Wouter Bouwens wrote:It's called the GDPR, it is a regulation that applies to the entire EEA, and there was a lot of misunderstanding about what it meant, as shown by the OP.
I know what the GDPR is, I was working for a payments processing company when it came into force...
What is means is that anyone taking footage in a public area is essentially a 'data controller' wrt to the personal data recorded in it: primarily, faces & number plates.
There is a 'domestic purposes' exemption when the footage is of your home & only of your friends & family. But if you put up a security camera that watches your yard --but also-- has a view on part of the street, then you can't apply the domestic purposes exemption.
Under GDPR terms any public dissemination of personally-identifiable data without the consent of the affected parties is an infringement.
Various statements I found while looking for an actual Dutch legal statement on the matter:
In Germany it is legal to use them, and even courts allow footage as evidence, following a Federal Court case in 2016. It is however illegal to upload dash cam footage to social media unless faces and car number plates have been obscured.

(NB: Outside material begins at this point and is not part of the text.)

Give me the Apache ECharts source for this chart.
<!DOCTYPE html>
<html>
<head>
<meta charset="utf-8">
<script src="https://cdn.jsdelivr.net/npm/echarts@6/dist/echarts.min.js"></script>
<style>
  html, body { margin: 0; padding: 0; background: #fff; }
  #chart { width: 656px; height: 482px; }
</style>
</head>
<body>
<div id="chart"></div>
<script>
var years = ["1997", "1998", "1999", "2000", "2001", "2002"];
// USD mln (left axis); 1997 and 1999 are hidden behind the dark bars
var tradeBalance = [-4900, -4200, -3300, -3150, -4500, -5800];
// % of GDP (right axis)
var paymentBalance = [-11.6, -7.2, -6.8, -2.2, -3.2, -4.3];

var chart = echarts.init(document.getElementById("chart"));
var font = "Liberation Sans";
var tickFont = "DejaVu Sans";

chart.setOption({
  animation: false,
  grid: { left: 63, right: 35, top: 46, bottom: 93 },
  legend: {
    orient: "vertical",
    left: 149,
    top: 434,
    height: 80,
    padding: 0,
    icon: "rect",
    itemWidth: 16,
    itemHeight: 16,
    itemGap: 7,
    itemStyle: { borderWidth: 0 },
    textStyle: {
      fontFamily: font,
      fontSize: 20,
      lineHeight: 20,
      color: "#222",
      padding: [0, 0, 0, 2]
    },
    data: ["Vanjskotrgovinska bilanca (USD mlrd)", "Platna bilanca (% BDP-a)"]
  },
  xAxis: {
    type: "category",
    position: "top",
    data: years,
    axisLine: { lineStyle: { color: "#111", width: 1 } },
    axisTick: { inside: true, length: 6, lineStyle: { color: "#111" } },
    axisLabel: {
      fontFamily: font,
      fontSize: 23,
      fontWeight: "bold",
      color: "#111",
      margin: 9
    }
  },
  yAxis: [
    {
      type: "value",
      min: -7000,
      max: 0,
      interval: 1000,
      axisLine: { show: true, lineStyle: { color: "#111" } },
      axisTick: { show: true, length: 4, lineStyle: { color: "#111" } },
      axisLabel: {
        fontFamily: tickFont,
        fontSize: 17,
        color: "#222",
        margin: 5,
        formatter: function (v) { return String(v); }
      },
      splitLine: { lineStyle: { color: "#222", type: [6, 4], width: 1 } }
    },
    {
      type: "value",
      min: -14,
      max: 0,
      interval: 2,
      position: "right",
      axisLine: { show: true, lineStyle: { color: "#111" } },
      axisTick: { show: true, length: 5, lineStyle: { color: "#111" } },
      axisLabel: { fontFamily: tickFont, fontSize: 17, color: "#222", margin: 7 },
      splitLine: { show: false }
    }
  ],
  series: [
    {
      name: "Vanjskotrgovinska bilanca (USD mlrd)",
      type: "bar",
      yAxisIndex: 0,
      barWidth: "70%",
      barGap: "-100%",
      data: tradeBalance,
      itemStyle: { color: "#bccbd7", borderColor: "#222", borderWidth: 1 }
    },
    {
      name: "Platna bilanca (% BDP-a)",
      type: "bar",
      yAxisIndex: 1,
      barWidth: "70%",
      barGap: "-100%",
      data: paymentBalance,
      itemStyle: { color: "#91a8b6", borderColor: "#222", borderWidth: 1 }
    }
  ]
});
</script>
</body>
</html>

France also restricts dash cams to ‘private use’ – in this case, that means that you can’t upload the footage to the internet.

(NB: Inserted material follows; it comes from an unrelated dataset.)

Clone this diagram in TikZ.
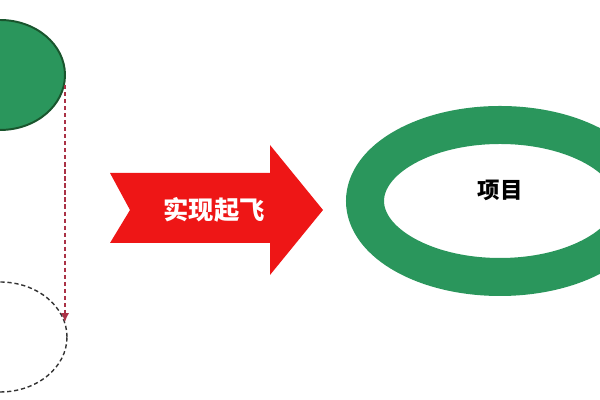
\documentclass[tikz,border=0pt]{standalone}
\usepackage{fontspec}
\newfontfamily\cjk{Noto Sans CJK SC}
\usetikzlibrary{shapes.geometric,arrows.meta}
\definecolor{ringgreen}{RGB}{42,150,92}
\definecolor{darkgreen}{RGB}{25,85,45}
\definecolor{arrowred}{RGB}{238,22,22}
\definecolor{dashred}{RGB}{170,50,70}
\begin{document}
\begin{tikzpicture}[
    oval/.style={ellipse, inner sep=0pt, minimum width=#1},
    label text/.style={font=\cjk\bfseries\fontsize{#1}{#1}\selectfont}
  ]
            \clip (0, 0) rectangle (15, 10);
            \node [oval=3.25cm, minimum height=2.75cm, fill=ringgreen, draw=darkgreen, line width=1.4pt] (top) at (0, 8.125) {};
            \node [oval=3.35cm, minimum height=2.75cm, draw=gray!40!black, densely dashed, line width=1pt] (bottom) at (0, 1.575) {};
            \coordinate (drop start) at (1.625, 7.875);
            \coordinate (drop end) at (1.625, 1.95);
            \draw [dashred, densely dashed, line width=0.9pt, -{Latex[length=2.2mm, width=2mm]}] (drop start) -- (drop end);
            % big notched arrow
            \fill [arrowred] (2.75, 5.675) -- (6.75, 5.675) -- (6.75, 6.375) -- (8.075, 4.75)
                -- (6.75, 3.125) -- (6.75, 3.925) -- (2.75, 3.925) -- (3.25, 4.75) -- cycle;
            \node [label text=18, text=white] (step) at (5.35, 4.75) {实现起飞};
            % project ring
            \node [oval=6.75cm, minimum height=3.8cm, draw=ringgreen, line width=0.95cm] (project) at (12.5, 4.975) {};
            \node [label text=16, text=black] (name) at (12.5, 5.25) {项目};
        \end{tikzpicture}
\end{document}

Other countries where the use of dashcams is unrestricted – as long as the camera does not obstruct the driver’s view and you blur out all faces and registration numbers before publishing the footage – include Albania, Belarus, Bosnia and Herzegovina, Bulgaria, Montenegro, Czechia, Denmark, Estonia, Finland, Georgia, Croatia, Italy, Ireland, Iceland, Lithuania, Latvia, Macedonia, Malta, Moldova, the Netherlands, Norway, Romania, Slovenia, Serbia, Spain, Sweden, Turkey and the United Kingdom.
SO I dont think it's entirely accurate to say that "there isn't a problem to begin with".